Using biometrics—fingerprint authentication technology–to speed up retail transactions was supposed to save companies time and money. But for some retailers, processing sales through fingerprints is turning into an effective marketing tool as well.
Just ask Kal Abhari, manager of the Arnold, MO, Express-Mart, who has seen an uptick in business since the store’s introduction of the new Biopay system a month ago generated widespread TV and print news coverage in the St. Louis market.
While media reports about the new technology have concentrated on retailers’ savings on credit-card fees and reduction in card fraud, Abhari has found a number of people actually prefer to pay via fingerprint identification instead of having to carry around checks or cards. And some like its speed; processing a sale takes only 20-30 seconds.
“We actually got customers because of the news coverage,” Abhari says. “People came in and signed up for it.”
Supermarket chain Piggly Wiggly has said it will roll out biometric technology from San Francisco-based Pay by Touch, the industry leader, at all 82 of its stores by summer’s end. Another supermarket chain, Farm Fresh, is in the midst of a four-month trial in its stores in Virginia.
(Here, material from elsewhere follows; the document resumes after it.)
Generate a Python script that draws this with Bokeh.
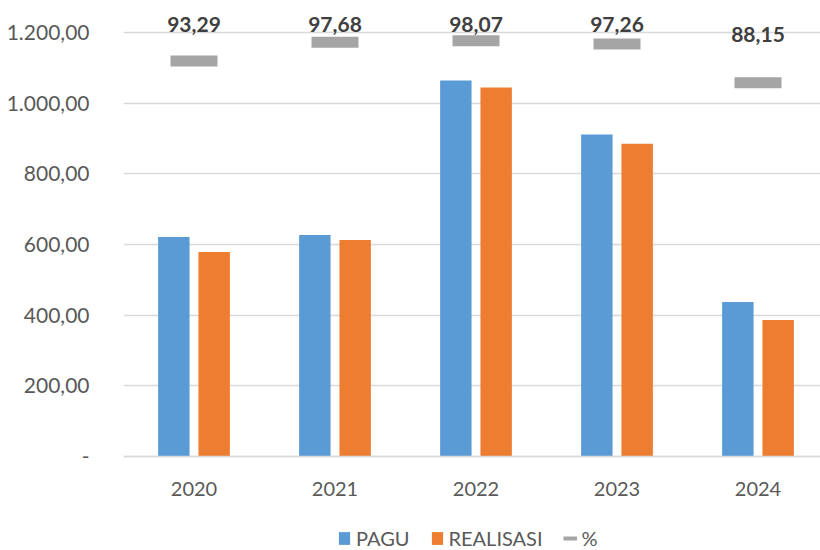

Piggly Wiggly executives told trade publication “eWeek” last month that the adoption rates of 15%-20% had pleasantly surprised them. Customers “are buying more than they used to. It must be the ease of the purchasing process,” said Rich Farrell, the company’s director of information systems.
Privacy advocates have expressed concern about using fingerprints to pay the bills. The Electronic Privacy Foundation has noted that people whose prints get hacked are in trouble because even though the prints are stored on closed net servers, victims of a hack job can’t just get a new set of fingerprints the way they can replace their credit cards. But the system is voluntary: People can still use credit cards, and Abhari’s assistant manager Kevin Warttig insisted that biometrics was more secure than using plastic because it removes the threat of a clerk stealing a customer’s card numbers.